TriAttention Boosts LLM Throughput 2.5x via KV Cache Compression

A collaborative research team from MIT, NVIDIA, and Zhejiang University has introduced TriAttention, a novel method for Key-Value (KV) cache compression that enables large language models to maintain high reasoning accuracy while significantly reducing memory usage. By leveraging the inherent mathematical properties of attention mechanisms, TriAttention achieves 2.5× higher throughput and up to 10.7× reduction in KV memory, effectively matching the performance of full attention models on complex benchmarks like AIME25.

The Limitations of Post-RoPE Compression

Modern large language models rely on the KV cache to store Key and Value vectors for long-chain reasoning tasks. Existing compression methods, such as SnapKV, H2O, and R-KV, typically attempt to manage this memory by evicting tokens deemed less important based on recent attention scores. However, these methods operate in the post-RoPE (Rotary Position Embedding) space, where positional encoding rotates vectors based on their location in a sequence.
Because this rotation causes query vectors to change orientation significantly depending on their position, these models can only effectively observe a very narrow window of recent queries. This limitation often leads to the permanent eviction of critical tokens—particularly those required by retrieval heads—that may remain dormant for thousands of tokens before becoming essential to a reasoning chain. When these tokens are prematurely removed, the model’s ability to recall information breaks down, resulting in degraded performance.

Leveraging Pre-RoPE Q/K Concentration

The researchers discovered that before RoPE rotation is applied, Query (Q) and Key (K) vectors exhibit a consistent, stable property they term Q/K concentration. By visualizing these vectors in pre-RoPE space, the team found that they cluster tightly around fixed, non-zero center points across various model architectures, including Qwen3, Llama3, and models using Multi-head Latent Attention.

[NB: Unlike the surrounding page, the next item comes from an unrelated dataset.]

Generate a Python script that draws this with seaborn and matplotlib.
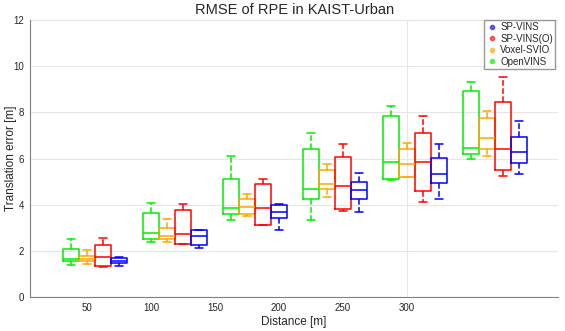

This concentration is an intrinsic property of the model's weights rather than a result of specific input data.
By utilizing this stability, the team demonstrated that attention logits can be expressed as a trigonometric series that depends solely on the positional distance between queries and keys. This allows TriAttention to score and rank the importance of cached keys offline using calibration data, eliminating the need for live query observations. The method combines a trigonometric series score with a norm-based score to adaptively manage different types of attention heads, ensuring that critical reasoning states are preserved even during long-context generation.

Performance and Generalization

Experimental results show that TriAttention significantly outperforms existing baselines. On the AIME25 mathematical reasoning benchmark, the method achieved 32.9% accuracy compared to 17.5% for R-KV at the same memory budget. Furthermore, in recursive state query tasks, TriAttention maintained performance comparable to full attention, whereas other methods suffered from catastrophic accuracy degradation as memory pressure increased.
The benefits of TriAttention extend beyond mathematical reasoning. On the LongBench benchmark, which covers a wide array of tasks including summarization and code generation, TriAttention achieved the highest average score among all tested compression methods. The efficiency gains are also practical for consumer hardware; the method enables a 32B reasoning model to run on a single 24GB RTX 4090, a configuration that otherwise triggers out-of-memory errors when using standard full attention.